Ford stars as Jack Stanfield, the head of network security at a successful Seattle-based bank. When he’s not at work preventing hackers from stealing millions out of his filthy rich clients' bank accounts, Jack enjoys a normal home life with his wife Beth (Virginia Madsen) and their two kids (Carly Schroeder and Jimmy Bennett). This quickly changes, however, when a team of criminals enter the Stanfield’s house and take the family hostage. The group’s leader, Bill Cox (Paul Bettany), seems to know everything about Jack, and will go to great lengths to get him to participate in an electronic heist that involves the transfer of $100 million from his bank. Initially agreeing to help the criminals with the robbery, Jack is forced to take matters into his own hands when Cox walks away with both the money and the family, and then sets up Jack to take the fall.

“Firewall” is actually quite enjoyable at first, but as the story progress, it falls off its tracks and becomes a Crazy Train with only one rule in mind: No Matter How Ridiculous This May Sound, It’ll At Least Get Our Heroes To Their Next Destination. Case in point, while tracking down Cox after the heist, Jack suddenly remembers that his dog Rusty is fitted with a GPS system (the Pet Find 3000). All he has to do is a hit up the old World Wide Web, type in a few numbers and… presto, he now knows exactly where the baddies are headed to. Sheesh, give me a break. Can it really be that easy? Have the creative minds of Hollywood screenwriters really gone that soft over the years? The only positive result that comes from this farcical moment is that it serves as a great warm-up for the so-bad-its-funny ending that has Jack going up against a few gun-toting villains with a beat-up car and his bare hands.

The acting in this film makes the lumpy story go down a lot smoother, with Ford doing his action hero thing and Bettany winning over the audience as the witty, nice guy villain.

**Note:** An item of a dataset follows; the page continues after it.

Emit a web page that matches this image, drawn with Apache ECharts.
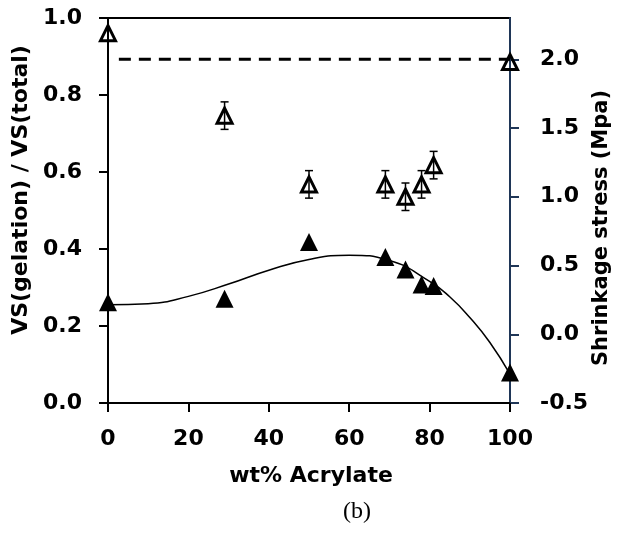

The supporting actors do what they can with what little screen time they’re given, but it ultimately feels like the filmmakers have wasted a considerable amount of talent on bullshit roles like the colleague (Robert Forster), the asshole boss (Robert Patrick) and the damsel in distress (Madsen). Mary Lynn Rajskub, whose day job involves winning my heart and lending a helping hand to a different Jack on Fox’s “24,” probably has the juiciest supporting role, but even her function in the film is limited to that of the gopher.

Why, exactly, the film is called “Firewall” we don’t really know – maybe it’s part of Ford’s last-stitch effort to bond with the iGeneration – because the events in the movie have almost nothing to do with computer network security. In fact, the closest thing to a technological hack is Jack’s MacGyver-like modification of his daughter’s iPod to use as a hard drive for the heist. Was that hideous earring Ford pranced around town wearing really not working with the kiddies, because the tech babble isn’t any better. For what it’s worth, “Firewall” might as well have been displayed in binary code. In fact, I don’t think anyone would have even noticed.

~Jason Zingale

DVD Review:
This is about as bare-bones as it gets these days. There’s “Firewall Decoded,” a chat with Harrison Ford and Richard Loncraine, and “Writing a Thriller,” a chat with screenwriter Joe Forte. Forte said he had a friend who was in the Israeli military kidnap him, just so he could get into character, as it were. The most interesting thing about “Firewall Decoded” is that you get the sense that both men, try as they may to talk up the movie, know that they’ve just made a dud. And they would be right.